A week after the blast, residents of Beirut were picking up the pieces as search operations continued for 30 to 40 people still missing.
“Our house is destroyed and we are alone,” said Khalil Haddad. “We are trying to fix it the best we can at the moment. Let’s see, hopefully there will be aid and, the most important thing: hopefully the truth will be revealed.”
“We will not forget until nooses are erected (for the leaders),” one man said at Tuesday’s demonstration after he read out some of the victims’ names shown on the screen.
Diab, announcing his cabinet’s resignation, blamed endemic graft for the explosion, which was the biggest in Beirut’s history and compounded a deep financial crisis that has ravaged the currency, paralyzed the banking system and sent prices soaring.
“I said before that corruption is rooted in every juncture of the state but I have discovered that corruption is greater than the state,” Diab said, blaming the political elite for blocking reforms.
“The American people stands by the Lebanese people, and the US administration has pledged to send $17 million in disaster aid to Lebanon,” said Barsa. He assured the people that he “will not meet any Lebanese official and US aid will go directly to the people, through local partners.”
In other developments, efforts to restore the port have begun with the appointment of Bassem Al-Qaisi as its new director-general, the day after the arrest of his predecessor, Hassan Koraytem.
The UN Office for the Coordination of Humanitarian Affairs has announced that the World Food Program will send 50,000 tons of wheat to Beirut to replace stocks stored in silos at the port that were destroyed in the explosion.
The United Nations Educational, Scientific and Cultural Organization office in Beirut warned that the blast caused “partial or overall destruction of more than 70 public and 50 private schools in Beirut and its suburbs, which might disrupt the new school year and deprive more than 55,000 Lebanese and non-Lebanese students enrolled in these schools of their right to education.”
The ruling administration of Prime Minister Hassan Diab has become a caretaker government after he announced its resignation on Monday. On Tuesday, calls and political initiatives intensified to agree a consensus about the formation of a new, effective government capable of addressing all the challenges and crises facing Lebanon.
A source at the presidential palace said: “President Michel Aoun is calling for the formation of a government as soon as possible, and side consultations are ongoing to set a date for parliamentary consultations aimed at appointing a new prime minister.”
Among the many Arab and foreign officials who have visited Lebanon to offer support in the aftermath of the explosion, Egyptian Foreign Minister Sameh Shoukry and his Jordanian counterpart Ayman Al-Safadi arrived in Beirut on Tuesday. German Foreign Minister Heiko Maas is expected to arrive in the city on Wednesday for the funeral of a worker at the German Embassy who died in the blast.
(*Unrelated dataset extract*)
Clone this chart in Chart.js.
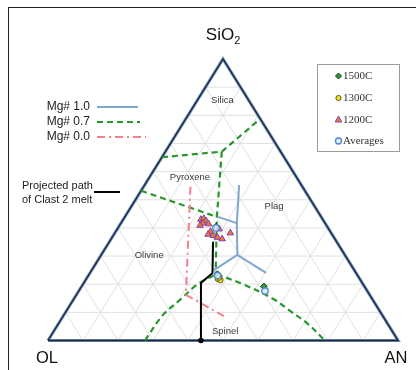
<!DOCTYPE html>
<html>
<head>
<meta charset="utf-8">
<script src="https://cdn.jsdelivr.net/npm/chart.js@4.4.1/dist/chart.umd.min.js"></script>
<style>
  html, body { margin: 0; padding: 0; background: #fff; }
  #wrap { position: relative; width: 416px; height: 370px; }
</style>
</head>
<body>
<div id="wrap"><canvas id="c"></canvas></div>
<script>
// Ternary compositions given as [AN %, SiO2 %]; OL % = 100 - AN - SiO2
const gridTicks = [10, 20, 30, 40, 50, 60, 70, 80, 90];

const mg10Stem    = [[27.0, 55.2], [33.1, 41.7], [38.9, 30.4]];
const mg10Branch1 = [[26.6, 43.9], [33.1, 41.7]];
const mg10Branch2 = [[34.9, 25.0], [38.9, 30.4], [50.3, 24.0]];

const mg07Upper      = [[0, 65.1], [16.1, 67.1], [20.8, 77.7]];
const mg07Middle     = [[16.1, 67.1], [26.3, 43.9], [35.9, 24.0]];
const mg07Left       = [[0, 53.2], [26.3, 43.9]];
const mg07LowerLeft  = [[27.7, 0], [28.3, 9.1], [30.5, 14.4], [32.8, 20.1], [36.4, 23.6]];
const mg07LowerRight = [[36.4, 23.6], [46.4, 19.7], [57.7, 14.4], [63.9, 10.5], [70.9, 6.2], [79.1, 0]];

const mg00Path   = [[13.4, 54.6], [31.3, 16.2], [45.9, 8.7]];
const clast2Path = [[29.6, 35.1], [35.0, 24.0], [33.5, 20.4], [43.7, 0]];

const run1500C = [[27.8, 40.5], [36.6, 23.6], [52.1, 19.2]];
const run1300C = [[37.6, 21.9], [38.5, 21.5], [37.7, 22.4]];
const run1200C = [[22.2, 43.0], [22.9, 43.3], [23.9, 42.5], [23.4, 41.7], [23.0, 40.9],
                  [25.2, 41.4], [27.1, 38.7], [26.9, 37.7], [29.1, 39.6], [28.6, 37.3],
                  [30.1, 36.6], [31.7, 36.1], [33.0, 38.2]];
const averages = [[28.0, 40.0], [36.9, 23.1], [53.2, 17.6]];

const vertexLabels = ['SiO', 'OL', 'AN'];
const fieldNames = ['Silica', 'Pyroxene', 'Plag', 'Olivine', 'Spinel'];
const fieldAt    = [[7.2, 85.3], [11.6, 57.9], [40.7, 47.8], [13.7, 30.4], [48.9, 3.4]];
const lineLegendNames = ['Mg# 1.0', 'Mg# 0.7', 'Mg# 0.0'];
const pointLegendNames = ['1500C', '1300C', '1200C', 'Averages'];

// ---- helpers ----
const toXY = p => ({ x: p[0] + p[1] / 2, y: p[1] });
const pts = arr => arr.map(toXY);

const BLUE = '#7fa6d2', GREEN = '#27972a', PINK = '#f2808f';
const datasets = [];
function line(data, color, width, dash, order, extra) {
  datasets.push(Object.assign({
    data: pts(data), showLine: true, borderColor: color, borderWidth: width,
    borderDash: dash || [], pointRadius: 0, fill: false, clip: false, order: order
  }, extra || {}));
}

// grid
gridTicks.forEach(k => {
  line([[0, k], [100 - k, k]], '#e0e0e0', 1, null, 100);
  line([[k, 0], [k, 100 - k]], '#e0e0e0', 1, null, 100);
  line([[100 - k, 0], [0, 100 - k]], '#e0e0e0', 1, null, 100);
});
// triangle edges (blue halo + dark line)
const tri = [[0, 0], [100, 0], [0, 100], [0, 0]];
line(tri, '#6f93c2', 3.2, null, 60);
line(tri, '#1d2433', 1.4, null, 59);

// Mg# 1.0
[mg10Stem, mg10Branch1, mg10Branch2].forEach(d => line(d, BLUE, 2, null, 30));
// Mg# 0.7
[mg07Upper, mg07Middle, mg07Left].forEach(d => line(d, GREEN, 2.2, [6, 4], 25));
line(mg07LowerLeft, GREEN, 2.2, [6, 4], 25, { tension: 0.35 });
line(mg07LowerRight, GREEN, 2.2, [6, 4], 25, { tension: 0.35 });
// Mg# 0.0
line(mg00Path, PINK, 2, [8, 4, 2, 4], 24);
// Clast 2 path
line(clast2Path, '#000000', 2, null, 20, {
  pointRadius: [0, 0, 0, 1.8], pointBackgroundColor: '#000', pointBorderColor: '#000'
});

// points
datasets.push({ data: pts(run1200C), pointStyle: 'triangle', pointRadius: 3.8,
  backgroundColor: '#f07a1c', borderColor: '#7d3fc4', borderWidth: 1, clip: false, order: 5 });
datasets.push({ data: pts(run1500C), pointStyle: 'rectRot', pointRadius: 3.3,
  backgroundColor: '#2c9a2c', borderColor: '#1e3d1e', borderWidth: 1, clip: false, order: 4 });
datasets.push({ data: pts(run1300C), pointStyle: 'circle', pointRadius: 2.8,
  backgroundColor: '#f2e51a', borderColor: '#5a5a20', borderWidth: 1, clip: false, order: 3 });
datasets.push({ data: pts(averages), pointStyle: 'circle', pointRadius: 3.2,
  backgroundColor: 'rgba(220,235,255,0.85)', borderColor: '#4f83d1', borderWidth: 1.3, clip: false, order: 2 });

const SANS = '"Liberation Sans", Arial, Helvetica, sans-serif';
const SERIF = '"Liberation Serif", "Times New Roman", serif';

const textPlugin = {
  id: 'ternaryText',
  beforeDraw(chart) {
    const c = chart.ctx;
    c.save();
    c.strokeStyle = '#222';
    c.lineWidth = 1;
    c.strokeRect(8.5, 7.5, 430, 400);
    c.restore();
  },
  afterDraw(chart) {
    const c = chart.ctx, xs = chart.scales.x, ys = chart.scales.y;
    const P = p => { const q = toXY(p); return [xs.getPixelForValue(q.x), ys.getPixelForValue(q.y)]; };
    c.save();
    c.fillStyle = '#111';
    // vertex labels
    const apex = P([0, 100]), ol = P([0, 0]), an = P([100, 0]);
    c.font = '17px ' + SANS;
    c.textBaseline = 'alphabetic';
    c.textAlign = 'left';
    const w = c.measureText(vertexLabels[0]).width;
    const sx = apex[0] - (w + 6) / 2;
    c.fillText(vertexLabels[0], sx, apex[1] - 19);
    c.font = '11px ' + SANS;
    c.fillText('2', sx + w, apex[1] - 15);
    c.font = '16.5px ' + SANS;
    c.textAlign = 'center';
    c.fillText(vertexLabels[1], ol[0] - 1, ol[1] + 22);
    c.fillText(vertexLabels[2], an[0] - 2, an[1] + 22);

    // field labels
    c.font = '9.5px ' + SANS;
    c.fillStyle = '#383838';
    c.textBaseline = 'middle';
    fieldNames.forEach((n, i) => { const p = P(fieldAt[i]); c.fillText(n, p[0], p[1]); });

    // left legend (lines)
    c.font = '12px ' + SANS;
    c.fillStyle = '#222';
    c.textAlign = 'right';
    const ly = [107, 122, 137];
    lineLegendNames.forEach((n, i) => c.fillText(n, 90, ly[i]));
    c.lineWidth = 2;
    c.strokeStyle = BLUE; c.setLineDash([]);
    c.beginPath(); c.moveTo(97, ly[0]); c.lineTo(138, ly[0]); c.stroke();
    c.strokeStyle = GREEN; c.lineWidth = 2.2; c.setLineDash([6, 4]);
    c.beginPath(); c.moveTo(97, ly[1]); c.lineTo(140, ly[1]); c.stroke();
    c.strokeStyle = PINK; c.lineWidth = 2; c.setLineDash([8, 4, 2, 4]);
    c.beginPath(); c.moveTo(97, ly[2]); c.lineTo(146, ly[2]); c.stroke();
    c.setLineDash([]);
    c.font = '11px ' + SANS;
    c.textAlign = 'left';
    c.fillText('Projected path', 22, 186);
    c.fillText('of Clast 2 melt', 22, 199.5);
    c.strokeStyle = '#000'; c.lineWidth = 2;
    c.beginPath(); c.moveTo(94, 192); c.lineTo(120, 192); c.stroke();

    // right legend (points)
    c.strokeStyle = '#9a9a9a'; c.lineWidth = 1;
    c.strokeRect(317.5, 64.5, 82, 87);
    c.font = '11px ' + SERIF;
    c.fillStyle = '#333';
    const ry = [76, 98, 119.5, 141];
    const mx = 338.5;
    pointLegendNames.forEach((n, i) => c.fillText(n, 343, ry[i] + 0.5));
    // markers
    c.lineWidth = 1;
    c.fillStyle = '#2c9a2c'; c.strokeStyle = '#1e3d1e';
    c.beginPath(); c.moveTo(mx, ry[0] - 3); c.lineTo(mx + 3, ry[0]); c.lineTo(mx, ry[0] + 3); c.lineTo(mx - 3, ry[0]); c.closePath(); c.fill(); c.stroke();
    c.fillStyle = '#f2e51a'; c.strokeStyle = '#5a5a20';
    c.beginPath(); c.arc(mx, ry[1], 2.6, 0, Math.PI * 2); c.fill(); c.stroke();
    c.fillStyle = '#f07a1c'; c.strokeStyle = '#7d3fc4';
    c.beginPath(); c.moveTo(mx, ry[2] - 3.5); c.lineTo(mx + 3.3, ry[2] + 2.5); c.lineTo(mx - 3.3, ry[2] + 2.5); c.closePath(); c.fill(); c.stroke();
    c.fillStyle = 'rgba(220,235,255,0.85)'; c.strokeStyle = '#4f83d1'; c.lineWidth = 1.3;
    c.beginPath(); c.arc(mx, ry[3], 3, 0, Math.PI * 2); c.fill(); c.stroke();
    c.restore();
  }
};

new Chart(document.getElementById('c'), {
  type: 'scatter',
  data: { datasets: datasets },
  options: {
    responsive: true,
    maintainAspectRatio: false,
    animation: false,
    events: [],
    layout: { padding: { left: 48, right: 18, top: 59, bottom: 29.5 } },
    scales: {
      x: { type: 'linear', min: 0, max: 100, display: false },
      y: { type: 'linear', min: 0, max: 100, display: false }
    },
    plugins: { legend: { display: false }, tooltip: { enabled: false }, title: { display: false } }
  },
  plugins: [textPlugin]
});
</script>
</body>
</html>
After the resignation of Diab’s government on Monday, the French Foreign Ministry said “the priority is the formation of a new government” and that “without reforms, Lebanon will be heading toward collapse.”
During a Security Council session on Lebanon on Monday night, UN Secretary-General Antonio Guterres said that the country would not be left to face its challenges alone but also stressed the need to achieve economic reforms.